- Challenge -
Provide only the number of lines in the data below that contain the string "matches".

— Start Exercise input —

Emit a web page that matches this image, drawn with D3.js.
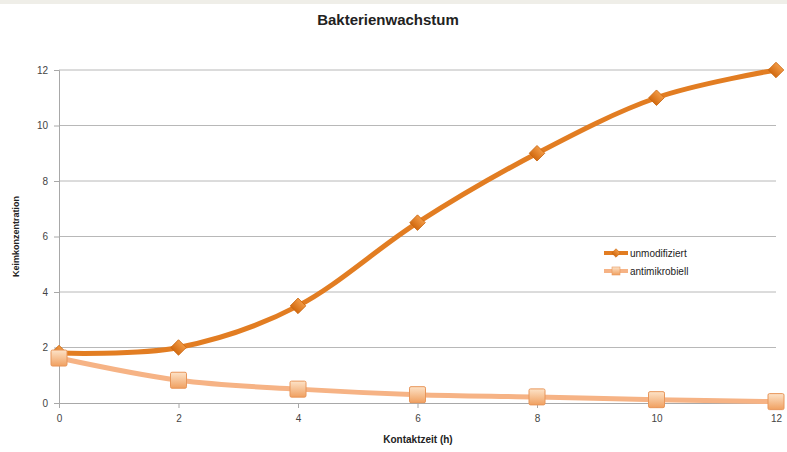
<!DOCTYPE html>
<html><head><meta charset="utf-8">
<script src="https://cdn.jsdelivr.net/npm/d3@7"></script>
<style>body{margin:0;background:#fff}svg{display:block}</style>
</head><body>
<script>
const hours = [0, 2, 4, 6, 8, 10, 12];
const unmodifiziert = [1.8, 2.0, 3.5, 6.5, 9.0, 11.0, 12.0];
const antimikrobiell = [1.62, 0.82, 0.5, 0.3, 0.22, 0.12, 0.05];
const yTicks = [0, 2, 4, 6, 8, 10, 12];
const xTicks = [0, 2, 4, 6, 8, 10, 12];
const seriesNames = ["unmodifiziert", "antimikrobiell"];

const W = 787, H = 452;
const svg = d3.select("body").append("svg").attr("width", W).attr("height", H);
svg.append("rect").attr("width", W).attr("height", H).attr("fill", "#fff");
svg.append("rect").attr("width", W).attr("height", 4).attr("fill", "#efeee8");

const defs = svg.append("defs");
const g1 = defs.append("linearGradient").attr("id", "sq").attr("x1", 0).attr("y1", 0).attr("x2", 0).attr("y2", 1);
g1.append("stop").attr("offset", "0%").attr("stop-color", "#fde3c8");
g1.append("stop").attr("offset", "100%").attr("stop-color", "#f0a060");
const g2 = defs.append("linearGradient").attr("id", "dm").attr("x1", 0).attr("y1", 0).attr("x2", 0).attr("y2", 1);
g2.append("stop").attr("offset", "0%").attr("stop-color", "#f29a45");
g2.append("stop").attr("offset", "100%").attr("stop-color", "#d26a10");

const x = d3.scaleLinear().domain([0, 12]).range([59, 776]);
const y = d3.scaleLinear().domain([0, 12]).range([403, 70]);

// gridlines
svg.append("g").selectAll("line").data(yTicks.filter(d => d > 0)).join("line")
  .attr("x1", x(0)).attr("x2", x(12)).attr("y1", d => y(d)).attr("y2", d => y(d))
  .attr("stroke", "#b8b8b8").attr("stroke-width", 1);

// axes
const yAxis = svg.append("g").attr("transform", `translate(${x(0)},0)`)
  .call(d3.axisLeft(y).tickValues(yTicks).tickSize(5).tickPadding(6));
const xAxis = svg.append("g").attr("transform", `translate(0,${y(0)})`)
  .call(d3.axisBottom(x).tickValues(xTicks).tickSize(5).tickPadding(7));
[yAxis, xAxis].forEach(a => {
  a.select(".domain").attr("stroke", "#a8a8a8");
  a.selectAll(".tick line").attr("stroke", "#a8a8a8");
  a.selectAll("text").attr("font-family", "Liberation Sans, Arial, sans-serif")
    .attr("font-size", 10).attr("fill", "#444");
});

const line = d3.line().x(d => x(d[0])).y(d => y(d[1])).curve(d3.curveCardinal.tension(0));
const d1 = hours.map((h, i) => [h, unmodifiziert[i]]);
const d2 = hours.map((h, i) => [h, antimikrobiell[i]]);

svg.append("path").datum(d2).attr("d", line).attr("fill", "none")
  .attr("stroke", "#f6b385").attr("stroke-width", 5).attr("stroke-linecap", "round");
svg.append("path").datum(d1).attr("d", line).attr("fill", "none")
  .attr("stroke", "#e27d22").attr("stroke-width", 5).attr("stroke-linecap", "round");

// diamond markers
svg.append("g").selectAll("path").data(d1).join("path")
  .attr("transform", d => `translate(${x(d[0])},${y(d[1])}) rotate(45)`)
  .attr("d", "M-5.5,-5.5H5.5V5.5H-5.5Z")
  .attr("fill", "url(#dm)").attr("stroke", "#c9650f").attr("stroke-width", 0.8);

// square markers
svg.append("g").selectAll("rect").data(d2).join("rect")
  .attr("x", d => x(d[0]) - 8).attr("y", d => y(d[1]) - 8)
  .attr("width", 16).attr("height", 16).attr("rx", 1.5)
  .attr("fill", "url(#sq)").attr("stroke", "#e8965a").attr("stroke-width", 1);

// title
const font = "Liberation Sans, Arial, sans-serif";
svg.append("text").attr("x", 388).attr("y", 25).attr("text-anchor", "middle")
  .attr("font-family", font).attr("font-weight", "bold").attr("font-size", 15)
  .attr("fill", "#222").text("Bakterienwachstum");
svg.append("text").attr("transform", `translate(19,${y(6)}) rotate(-90)`)
  .attr("text-anchor", "middle").attr("font-family", font).attr("font-weight", "bold")
  .attr("font-size", 9).attr("fill", "#222").text("Keimkonzentration");
svg.append("text").attr("x", 418).attr("y", 443).attr("text-anchor", "middle")
  .attr("font-family", font).attr("font-weight", "bold").attr("font-size", 10)
  .attr("fill", "#222").text("Kontaktzeit (h)");

// legend
const leg = svg.append("g").attr("transform", "translate(604,253)");
const colors = ["#e27d22", "#f6b385"];
seriesNames.forEach((n, i) => {
  const gy = i * 18;
  leg.append("line").attr("x1", 0).attr("x2", 24).attr("y1", gy).attr("y2", gy)
    .attr("stroke", colors[i]).attr("stroke-width", 4);
  if (i === 0) {
    leg.append("path").attr("transform", `translate(12,${gy}) rotate(45)`)
      .attr("d", "M-3,-3H3V3H-3Z").attr("fill", "url(#dm)").attr("stroke", "#c9650f").attr("stroke-width", 0.6);
  } else {
    leg.append("rect").attr("x", 8).attr("y", gy - 4).attr("width", 8).attr("height", 8)
      .attr("fill", "url(#sq)").attr("stroke", "#e8965a").attr("stroke-width", 0.6);
  }
  leg.append("text").attr("x", 26).attr("y", gy + 3.5).attr("font-family", font)
    .attr("font-size", 10).attr("fill", "#222").text(n);
});
</script>
</body></html>
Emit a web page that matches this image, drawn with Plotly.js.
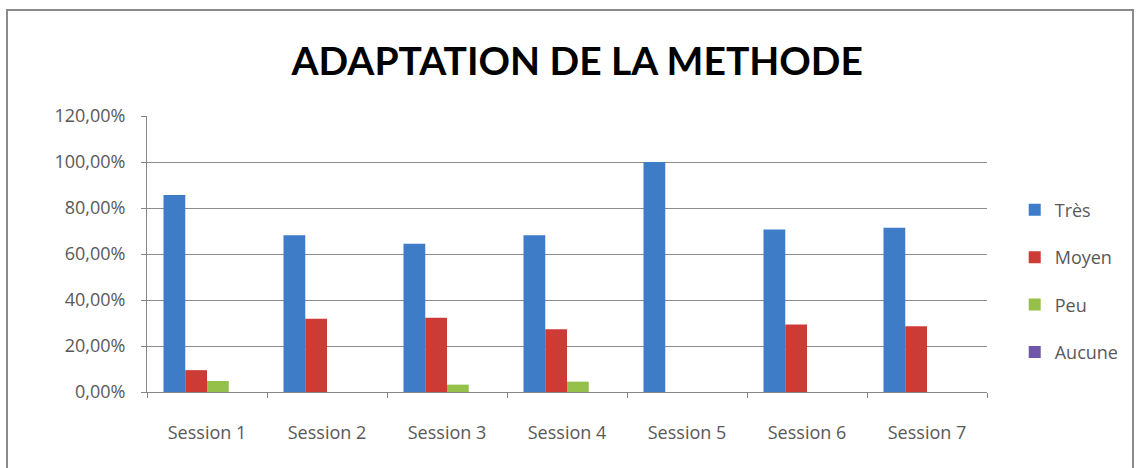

— End Exercise input —

- Right answer -
2